With respect to the efficiency and cost of arbitration, the simple reality is that it is incorrect to say that there is no disclosure in international arbitration. As just one example, the IBA Rules on the Taking of Evidence in International Commercial Arbitration, which are being used with increasing frequency in international arbitration, specifically contemplate a certain amount of document disclosure. As for the reciprocity argument, the lack of reciprocity between the United States and other countries already exists in the litigation context, where arguments based on it have been rejected.

Also significant is the Report’s recommendation that federal district courts follow a number of “best practices,” which, if applied, would address many of the arguments against using Section 1782 in aid of international arbitration. These recommended practices are important because district courts are given broad discretion in treating applications under Section 1782. It is well established that a district court is not required to grant a Section 1782 application simply because it has the authority to do so and that “the permissive language of § 1782 vests district courts with discretion to grant, limit or deny discovery.”[14]

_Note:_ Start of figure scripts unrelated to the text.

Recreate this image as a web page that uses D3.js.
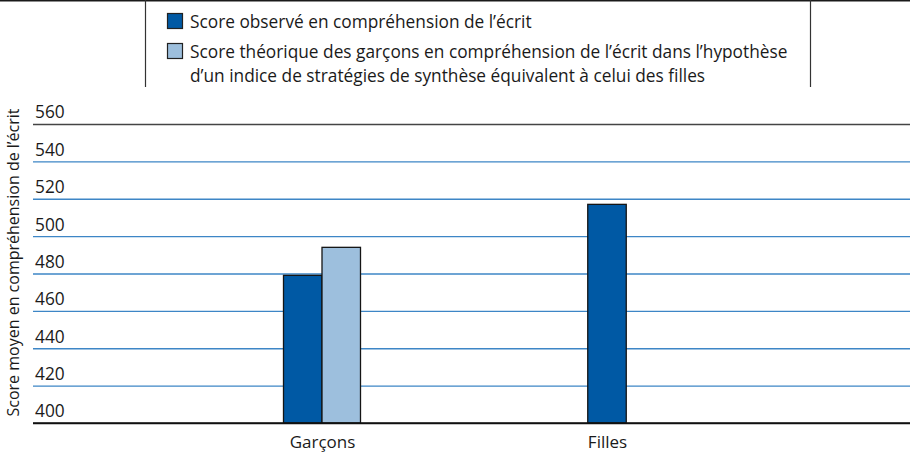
<!DOCTYPE html>
<html lang="fr">
<head>
<meta charset="utf-8">
<script src="https://cdn.jsdelivr.net/npm/d3@7"></script>
<style>
  html, body { margin: 0; padding: 0; background: #fff; }
  svg { display: block; font-family: "Open Sans", Lato, sans-serif; }
</style>
</head>
<body>
<svg id="chart" width="910" height="453"></svg>
<script>
// Mean reading scores
const categories = ["Garçons", "Filles"];
const seriesNames = [
  "Score observé en compréhension de l’écrit",
  "Score théorique des garçons en compréhension de l’écrit dans l’hypothèse d’un indice de stratégies de synthèse équivalent à celui des filles"
];
const legendLines = [
  ["Score observé en compréhension de l’écrit"],
  ["Score théorique des garçons en compréhension de l’écrit dans l’hypothèse",
   "d’un indice de stratégies de synthèse équivalent à celui des filles"]
];
const observed = [479, 517];
const theoretical = [494, null];
const yTicks = [400, 420, 440, 460, 480, 500, 520, 540, 560];
const yTitle = "Score moyen en compréhension de l’écrit";

const colors = ["#0059a4", "#9dbfdd"];
const FONT = "'Open Sans', Lato, sans-serif";

const svg = d3.select("#chart");
const W = 910;
const plot = { left: 33, right: 910, top: 124, bottom: 423 };

const y = d3.scaleLinear().domain([400, 560]).range([plot.bottom, plot.top]);
const x = d3.scalePoint().domain(categories).range([37, 892]).padding(1);
const barW = 38.5;

// Legend frame
svg.append("line").attr("x1", 0).attr("x2", W).attr("y1", 0.75).attr("y2", 0.75)
  .attr("stroke", "#1a1a1a").attr("stroke-width", 1.5);
[145.5, 810.5].forEach(px => {
  svg.append("line").attr("x1", px).attr("x2", px).attr("y1", 0).attr("y2", 87)
    .attr("stroke", "#333").attr("stroke-width", 1.2);
});

// Legend entries
const legend = svg.append("g");
const legendTop = [13, 43];
seriesNames.forEach((name, i) => {
  const g = legend.append("g").attr("transform", `translate(167,${legendTop[i]})`);
  g.append("rect").attr("x", 0.5).attr("y", 0.5).attr("width", 15).attr("height", 15)
    .attr("fill", colors[i]).attr("stroke", "#222").attr("stroke-width", 1.2);
  const t = g.append("text").attr("x", 23).attr("y", 15)
    .attr("font-size", 17.3).attr("fill", "#1a1a1a");
  legendLines[i].forEach((line, j) => {
    t.append("tspan").attr("x", 23).attr("dy", j === 0 ? 0 : 24).text(line);
  });
});

// Y axis: gridlines with labels sitting above each line
const yAxis = svg.append("g")
  .attr("transform", `translate(${plot.left},0)`)
  .call(d3.axisRight(y).tickValues(yTicks).tickSize(plot.right - plot.left).tickFormat(d3.format("d")));
yAxis.select(".domain").remove();
yAxis.selectAll(".tick line")
  .attr("stroke", d => d === 560 ? "#444" : d === 400 ? "#111" : "#3d86c6")
  .attr("stroke-width", d => (d === 560 || d === 400) ? 1.5 : 1.3);
yAxis.selectAll(".tick text")
  .attr("x", 2).attr("dy", "-0.35em")
  .attr("text-anchor", "start")
  .attr("font-size", 17.3).attr("fill", "#1a1a1a")
  .attr("font-family", FONT);

// Y title
svg.append("text")
  .attr("transform", `translate(19,${(plot.top + plot.bottom) / 2 - 11}) rotate(-90)`)
  .attr("text-anchor", "middle")
  .attr("font-size", 16)
  .attr("fill", "#1a1a1a")
  .text(yTitle);

// Bars: each category draws only the series that have a value, centred on the category
const groups = categories.map((c, i) => {
  const vals = [observed[i], theoretical[i]]
    .map((v, s) => ({ cat: c, series: s, value: v }))
    .filter(d => d.value != null);
  return { cat: c, vals };
});
const bars = svg.append("g");
groups.forEach(g => {
  const inner = d3.scaleBand().domain(g.vals.map(d => d.series))
    .range([x(g.cat) - barW * g.vals.length / 2, x(g.cat) + barW * g.vals.length / 2]);
  bars.selectAll(null).data(g.vals).join("rect")
    .attr("x", d => inner(d.series))
    .attr("width", inner.bandwidth())
    .attr("y", d => y(d.value))
    .attr("height", d => y(400) - y(d.value))
    .attr("fill", d => colors[d.series])
    .attr("stroke", "#151515")
    .attr("stroke-width", 1.3);
});

// Redraw the baseline on top of the bars
svg.append("line").attr("x1", plot.left).attr("x2", plot.right)
  .attr("y1", y(400)).attr("y2", y(400)).attr("stroke", "#111").attr("stroke-width", 1.5);

// X axis labels
const xAxis = svg.append("g")
  .attr("transform", `translate(0,${plot.bottom})`)
  .call(d3.axisBottom(x).tickSize(0).tickPadding(13));
xAxis.select(".domain").remove();
xAxis.selectAll(".tick text")
  .attr("font-size", 17).attr("fill", "#1a1a1a")
  .attr("font-family", FONT);
</script>
</body>
</html>
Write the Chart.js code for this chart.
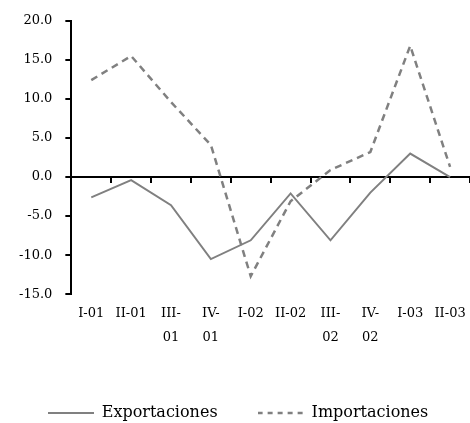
<!DOCTYPE html>
<html>
<head>
<meta charset="utf-8">
<script src="https://cdn.jsdelivr.net/npm/chart.js@4"></script>
<style>
  html, body { margin: 0; padding: 0; background: #fff; }
  #wrap { width: 470px; height: 423px; }
</style>
</head>
<body>
<div id="wrap"><canvas id="chart"></canvas></div>
<script>
const quarters = ['I-01', 'II-01', ['III-', '01'], ['IV-', '01'], 'I-02', 'II-02', ['III-', '02'], ['IV-', '02'], 'I-03', 'II-03'];
const exportaciones = [-2.6, -0.4, -3.6, -10.5, -8.1, -2.1, -8.1, -2.0, 3.0, 0.0];
const importaciones = [12.4, 15.5, 9.6, 4.1, -12.7, -3.1, 0.9, 3.2, 16.8, 1.3];
const yMin = -15, yMax = 20, yStep = 5;

Chart.defaults.font.family = "'DejaVu Serif', serif";
Chart.defaults.font.size = 13;
Chart.defaults.color = "#000";

// little line samples for the legend (the built-in 'line' style ignores dashes)
function sample(dash, width) {
    const c = document.createElement('canvas');
    c.width = 46; c.height = 4;
    const g = c.getContext('2d');
    g.strokeStyle = '#808080';
    g.lineWidth = width;
    g.setLineDash(dash);
    g.beginPath(); g.moveTo(0, 2); g.lineTo(46, 2); g.stroke();
    return c;
}

new Chart(document.getElementById("chart"), {
    type: 'line',
    data: {
        labels: quarters,
        datasets: [{
            label: 'Exportaciones',
            data: exportaciones,
            borderColor: '#808080',
            borderWidth: 2,
            pointRadius: 0,
            pointStyle: sample([], 2),
            tension: 0
        }, {
            label: 'Importaciones',
            data: importaciones,
            borderColor: '#808080',
            borderWidth: 2.5,
            borderDash: [7, 5],
            pointRadius: 0,
            pointStyle: sample([5, 5], 2.5),
            tension: 0
        }]
    },
    options: {
        responsive: true,
        maintainAspectRatio: false,
        animation: false,
        layout: { padding: { left: 6, right: 0, top: 20, bottom: -8 } },
        plugins: {
            tooltip: { enabled: false },
            legend: {
                position: 'bottom',
                labels: {
                    usePointStyle: true,
                    pointStyleWidth: 46,
                    padding: 40,
                    color: '#000',
                    font: { size: 16 }
                }
            }
        },
        scales: {
            x: {
                offset: true,
                border: { display: false },
                // invisible tick marks, only used to space the labels off the plot
                grid: { drawOnChartArea: false, drawTicks: true, tickLength: 8, color: 'rgba(0,0,0,0)' },
                ticks: { padding: 0, maxRotation: 0, autoSkip: false, font: { lineHeight: 1.8 } },
                // empty title: just a gap between the labels and the legend
                title: { display: true, text: '', font: { size: 1, lineHeight: 1 }, padding: { top: 0, bottom: 15 } }
            },
            zero: {
                axis: 'x',
                type: 'category',
                labels: quarters,
                position: { y: 0 },
                offset: true,
                border: { display: true, color: '#000', width: 2 },
                grid: { offset: true, drawOnChartArea: false, drawTicks: true, tickLength: 5, color: '#000', lineWidth: 2 },
                ticks: { display: false }
            },
            y: {
                min: yMin,
                max: yMax,
                border: { color: '#000', width: 2 },
                grid: { drawOnChartArea: false, tickLength: 6, color: '#000', lineWidth: 2 },
                ticks: {
                    stepSize: yStep,
                    padding: 13,
                    callback: v => v.toFixed(1)
                }
            }
        }
    }
});
</script>
</body>
</html>
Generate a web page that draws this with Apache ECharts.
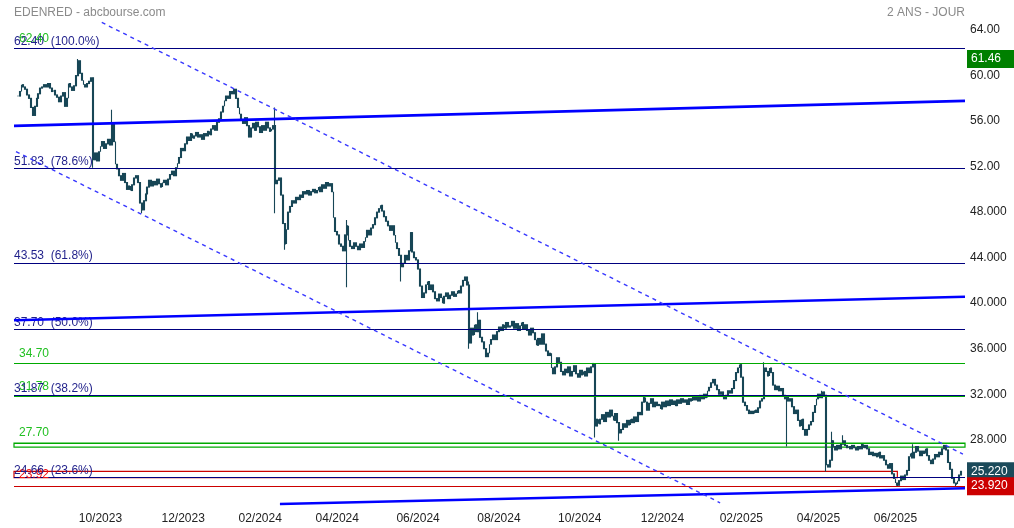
<!DOCTYPE html>
<html><head><meta charset="utf-8">
<script src="https://cdn.jsdelivr.net/npm/echarts@6/dist/echarts.min.js"></script>
<style>html,body{margin:0;padding:0;background:#fff}#c{width:1014px;height:528px}</style>
</head><body><div id="c"></div>
<script>
// ---- data ----
const firstDate = '2023-07-28';
const holidays = ['2023-12-25','2023-12-26','2024-01-01','2024-03-29','2024-04-01','2024-05-01',
  '2024-12-25','2024-12-26','2025-01-01','2025-04-18','2025-04-21','2025-05-01'];
const padBefore = 2, padAfter = 2;
const closes = [
58.2,58.6,59.2,59.0,58.8,58.3,58.0,57.2,56.5,57.3,
58.0,58.4,58.9,59.0,59.2,59.0,59.3,58.9,58.6,58.7,
58.3,58.1,57.7,58.2,58.5,57.3,58.0,59.3,59.0,58.7,
59.1,60.0,61.3,60.2,59.6,59.2,59.0,59.3,59.5,59.8,
52.6,53.2,52.5,53.3,53.8,54.2,53.6,54.0,54.4,53.9,
55.8,54.2,52.2,51.8,51.2,50.8,51.4,50.6,50.0,50.3,
49.9,50.4,51.0,51.2,50.6,48.8,48.2,49.0,49.6,50.2,
50.8,50.3,50.7,50.4,50.9,50.5,50.2,50.6,50.8,50.4,
50.9,51.3,51.6,51.2,51.9,52.3,52.8,53.6,53.4,54.0,
54.6,54.3,54.9,54.5,54.7,55.0,54.6,54.8,54.4,54.9,
54.7,55.1,54.8,55.3,55.6,55.2,55.9,56.2,56.8,57.3,
57.8,58.2,58.0,58.6,58.4,58.8,58.0,57.2,56.6,56.1,
55.8,56.3,55.6,54.6,55.4,55.8,55.2,55.9,55.5,55.0,
55.6,55.2,55.9,55.4,55.1,55.3,55.6,50.5,50.8,51.0,
49.5,47.0,45.2,46.5,48.0,48.5,49.0,48.8,49.3,49.1,
49.5,49.3,49.8,49.6,49.9,49.5,49.8,50.0,49.7,49.9,
50.2,49.8,50.4,50.1,50.6,50.3,50.5,49.8,47.5,46.3,
46.0,45.2,45.0,44.6,46.0,46.8,45.5,45.0,44.8,45.3,
45.0,44.7,45.2,44.9,45.4,45.8,46.4,46.0,46.6,46.9,
47.5,48.0,48.3,48.6,48.1,47.6,47.2,46.8,46.4,46.8,
46.0,45.3,44.8,44.2,43.2,43.5,44.2,43.8,44.6,46.2,
44.5,44.0,43.8,43.0,41.5,40.5,40.9,41.6,41.9,41.2,
41.6,41.0,40.4,40.2,40.8,40.5,40.0,40.6,40.9,40.4,
40.7,41.0,40.6,40.8,41.1,40.9,41.5,42.0,42.3,41.6,
36.5,37.8,37.2,38.1,37.5,38.5,37.0,36.6,36.0,35.3,
35.6,36.4,36.8,37.2,36.8,37.5,37.9,37.6,38.1,37.8,
38.3,37.9,38.0,38.4,37.8,38.2,37.6,38.0,38.3,37.7,
38.1,37.6,37.2,37.8,37.4,36.8,36.3,36.9,36.4,37.3,
36.4,35.8,35.4,35.6,34.3,33.8,34.4,35.2,34.8,34.0,
33.7,34.2,33.9,34.4,33.6,34.0,34.5,33.8,33.5,34.1,
33.7,34.0,33.6,34.3,33.9,34.4,34.7,29.2,29.8,29.4,
29.8,30.2,29.6,30.4,30.0,30.6,30.1,29.7,30.3,29.5,
28.6,28.9,29.4,29.1,29.7,29.3,29.8,29.5,30.0,29.6,
30.4,30.2,31.3,31.7,31.3,30.6,31.2,31.6,30.9,31.3,
31.0,31.1,30.7,31.3,30.9,31.4,31.0,31.5,31.1,31.4,
31.0,31.5,31.2,31.6,31.3,31.5,31.1,31.6,31.4,31.8,
31.5,31.8,31.4,31.9,31.6,32.0,31.7,32.3,32.6,33.0,
33.3,32.8,32.4,32.0,32.2,31.8,31.6,31.9,32.3,32.1,
32.5,33.2,33.9,34.3,34.6,33.5,31.3,31.0,30.6,30.3,
30.5,30.3,30.6,30.4,30.8,31.4,31.6,34.3,34.0,33.6,
34.3,33.9,32.8,32.4,32.7,32.3,32.5,31.9,31.6,31.8,
31.4,31.6,30.9,30.3,30.6,29.7,29.2,29.8,28.9,28.4,
28.9,29.3,29.6,30.4,31.0,31.6,32.0,31.7,32.2,31.9,
25.8,25.6,26.2,27.9,27.4,27.1,27.5,27.2,27.6,27.9,
27.5,27.3,27.4,27.2,27.5,27.3,27.1,27.4,27.2,27.6,
27.3,27.5,27.2,26.7,26.9,26.6,26.8,26.5,26.9,26.4,
26.6,26.2,25.8,25.5,25.9,25.0,24.6,24.2,24.0,24.4,
24.8,24.5,24.9,25.3,26.5,26.8,26.4,26.9,27.4,27.0,
26.6,27.0,26.8,27.2,26.6,26.2,25.9,26.3,26.7,26.5,
26.9,26.7,27.2,27.5,27.1,26.0,25.4,24.6,24.2,24.1,
24.4,24.9,25.22
];
// [bar index, low, high] for bars whose range goes beyond open/close
const wicks = [[32,null,61.46],[40,51.9,null],[50,null,57.0],[66,47.9,null],[137,47.9,57.2],
  [142,44.7,null],[175,41.4,47.3],[204,41.9,null],[240,36.0,41.9],[245,null,39.2],
  [307,28.2,null],[320,27.9,null],[397,null,34.8],[409,27.4,null],[428,null,32.3],
  [430,25.2,null],[433,null,28.7],[439,null,28.4],[468,23.92,null],[476,null,27.6],[499,23.92,null]];
const fibLevels = [62.40, 51.83, 43.53, 37.70, 31.87, 24.66];
const fibPct = ['100.0%', '78.6%', '61.8%', '50.0%', '38.2%', '23.6%'];
const greenLevels = [62.40, 34.70, 31.78, 27.70];
const greenBox = [27.70, 27.35];
const redBox = [25.22, 24.66];
const redBoxEndSlot = 470;
const redLevels = [23.92];
const yTicks = [28, 32, 36, 40, 44, 48, 52, 56, 60, 64];
const badges = [[61.46, '61.46', '#008000'], [25.22, '25.220', '#1b4a5a'], [23.92, '23.920', '#cc0000']];
// trend lines: [slot, price] pairs
const solidLines = [[[0, 55.58], [506, 57.78]], [[0, 38.50], [506, 40.57]], [[141.5, 22.35], [506, 23.73]]];
const dashedLines = [[[46.7, 64.67], [504.9, 26.74]], [[1.06, 53.32], [375.7, 22.46]]];

// ---- build ----
const total = padBefore + closes.length + padAfter;
const dates = [];
{
  const d = new Date(firstDate + 'T12:00:00Z');
  while (dates.length < total) {
    const iso = d.toISOString().slice(0, 10);
    const wd = d.getUTCDay();
    if (wd !== 0 && wd !== 6 && holidays.indexOf(iso) < 0) dates.push(iso);
    d.setUTCDate(d.getUTCDate() + 1);
  }
}
const ohlc = [];
for (let i = 0; i < padBefore; i++) ohlc.push('-');
closes.forEach((c, j) => {
  const o = j ? closes[j - 1] : c;
  let lo = Math.min(o, c), hi = Math.max(o, c);
  wicks.forEach(w => { if (w[0] === j) { if (w[1] != null) lo = Math.min(lo, w[1]); if (w[2] != null) hi = Math.max(hi, w[2]); } });
  ohlc.push([o, c, lo, hi]);
});
for (let i = 0; i < padAfter; i++) ohlc.push('-');

const labelIdx = new Set();
for (let i = 1; i < dates.length; i++) {
  const m = +dates[i].slice(5, 7), pm = +dates[i - 1].slice(5, 7);
  if (m !== pm && m % 2 === 0 && i > 10) labelIdx.add(i);
}

const NAVY = '#00007f', GREEN = '#00aa00', RED = '#cc0000', BAR = '#174656';
const FONT = 'Liberation Sans, Arial';
const mlData = [];
greenLevels.forEach(v => mlData.push({
  yAxis: v, lineStyle: { color: GREEN, width: 1.2, type: 'solid' },
  label: { show: true, position: 'insideStartTop', distance: [5, 4], formatter: v.toFixed(2), color: '#22c022', fontSize: 12, fontFamily: FONT }
}));
redLevels.forEach(v => mlData.push({
  yAxis: v, lineStyle: { color: RED, width: 1.2, type: 'solid' },
  label: { show: true, position: 'insideStartTop', distance: [5, 5], formatter: v.toFixed(2), color: '#ee1111', fontSize: 12, fontFamily: FONT }
}));
fibLevels.forEach((v, k) => mlData.push({
  yAxis: v, lineStyle: { color: NAVY, width: 1.2, type: 'solid' },
  label: { show: true, position: 'insideStartTop', distance: [0, 1], formatter: v.toFixed(2) + '  (' + fibPct[k] + ')', color: '#1f1f8a', fontSize: 12, fontFamily: FONT }
}));
badges.forEach(b => mlData.push({
  yAxis: b[0], lineStyle: { color: 'rgba(0,0,0,0)', width: 1 },
  label: { show: true, position: 'end', distance: 2, formatter: b[1], color: '#fff', backgroundColor: b[2], padding: [3, 5, 2, 4], width: 38, lineHeight: 13, fontSize: 12, fontFamily: FONT }
}));

const series = [
  {
    type: 'candlestick', xAxisIndex: 0, yAxisIndex: 0, data: ohlc, barWidth: 1.4, z: 3,
    itemStyle: { color: BAR, color0: BAR, borderColor: BAR, borderColor0: BAR, borderWidth: 1.1 },
    markLine: { silent: true, symbol: 'none', animation: false, data: mlData }
  },
  {
    type: 'line', xAxisIndex: 1, yAxisIndex: 0, data: [[0, null]], z: 4, symbol: 'none',
    markArea: {
      silent: true, animation: false,
      data: [
        [{ xAxis: 0, yAxis: greenBox[0], itemStyle: { color: 'rgba(0,0,0,0)', borderColor: GREEN, borderWidth: 1.2 } }, { xAxis: 506, yAxis: greenBox[1] }],
        [{ xAxis: 0, yAxis: redBox[0], itemStyle: { color: 'rgba(0,0,0,0)', borderColor: RED, borderWidth: 1.2 } }, { xAxis: redBoxEndSlot, yAxis: redBox[1] }]
      ]
    }
  }
];
solidLines.forEach(l => series.push({ type: 'line', xAxisIndex: 1, yAxisIndex: 0, data: l, symbol: 'none', silent: true, z: 5,
  lineStyle: { color: '#0000ff', width: 2.6 } }));
dashedLines.forEach(l => series.push({ type: 'line', xAxisIndex: 1, yAxisIndex: 0, data: l, symbol: 'none', silent: true, z: 5,
  lineStyle: { color: '#3838ff', width: 1.4, type: [4, 4] } }));

const chart = echarts.init(document.getElementById('c'), null, { renderer: 'canvas' });
chart.setOption({
  animation: false,
  backgroundColor: '#ffffff',
  textStyle: { fontFamily: FONT },
  title: [
    { text: 'EDENRED - abcbourse.com', left: 9, top: 2, textStyle: { fontSize: 12, color: '#8a8a8a', fontWeight: 'normal' } },
    { text: '2 ANS - JOUR', right: 44, top: 2, textStyle: { fontSize: 12, color: '#8a8a8a', fontWeight: 'normal' } }
  ],
  grid: { left: 14, right: 49, top: 13, bottom: 20, containLabel: false },
  xAxis: [
    {
      type: 'category', data: dates, boundaryGap: false,
      axisLine: { show: false }, axisTick: { show: false }, splitLine: { show: false },
      axisLabel: {
        interval: (i) => labelIdx.has(i), margin: 5, color: '#222', fontSize: 12,
        formatter: (v) => v.slice(5, 7) + '/' + v.slice(0, 4)
      }
    },
    { type: 'value', min: 0, max: 506, show: false }
  ],
  yAxis: {
    type: 'value', position: 'right', min: 22, max: 65.5, scale: true,
    axisLine: { show: false }, axisTick: { show: false }, splitLine: { show: false },
    axisLabel: { customValues: yTicks, margin: 5, color: '#222', fontSize: 12,
      formatter: (v) => v >= 52 ? v.toFixed(2) : v.toFixed(3) }
  },
  series: series
});
</script>
</body></html>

The most important best practice recommended in the Report is that Section 1782 discovery should be granted only if the request is made by the arbitrators, or with the consent of the arbitrators. If this practice is followed, it would nullify the criticism concerning the asymmetry between Section 1782 and Section 7 as to who, the arbitrators or the parties, may issue subpoenas. The exercise by courts of their discretion in this way would also address the concern that allowing discovery under Section 1782 would be contrary to the efficient conduct of the arbitration. It would be unnecessarily paternalistic for a court to deny a discovery request under Section 1782 on the ground that it has a better understanding than the arbitrators making or authorizing the discovery request as to what would best serve the interests of the arbitrating parties.

Another important recommended practice concerns the issue of whether Section 1782 should apply to an arbitration that, for example, is seated in New York and is “international” or “foreign” in the sense that it involves foreign parties or a project or contract performed abroad. There is jurisprudence that has already developed in the context of the New York Convention’s treatment of foreign and “non-domestic” awards rendered in the United States that suggests that the award in such a situation could be considered “foreign” and thus subject to the New York Convention.[15] Should this body of decisional law be used as a framework for applying Section 1782? The view of a majority of the Committee was that this jurisprudence under the New York Convention should not be extended to Section 1782 and that discovery in aid of foreign arbitration should be available only if the seat of the arbitration is outside the United States. This conclusion was informed in large part by a desire to have a bright-line rule and thus help avoid the potential for protracted litigation over the “international” or “foreign” character of the arbitration in question.

* * *

Since Intel, no circuit court has addressed the use of Section 1782 in aid of international arbitration. Most significantly, neither the Second nor the Fifth Circuit (nor district courts within either circuit) has been called upon to decide if its 1782 jurisprudence is still good law. Thus, the issue remains to be dealt with by the courts. In the meantime, the Committee that issued the Report suggests to the district courts that there are reasonable and sensible practices that they should consider applying in allowing Section 1782 to be used in connection with international arbitral proceedings.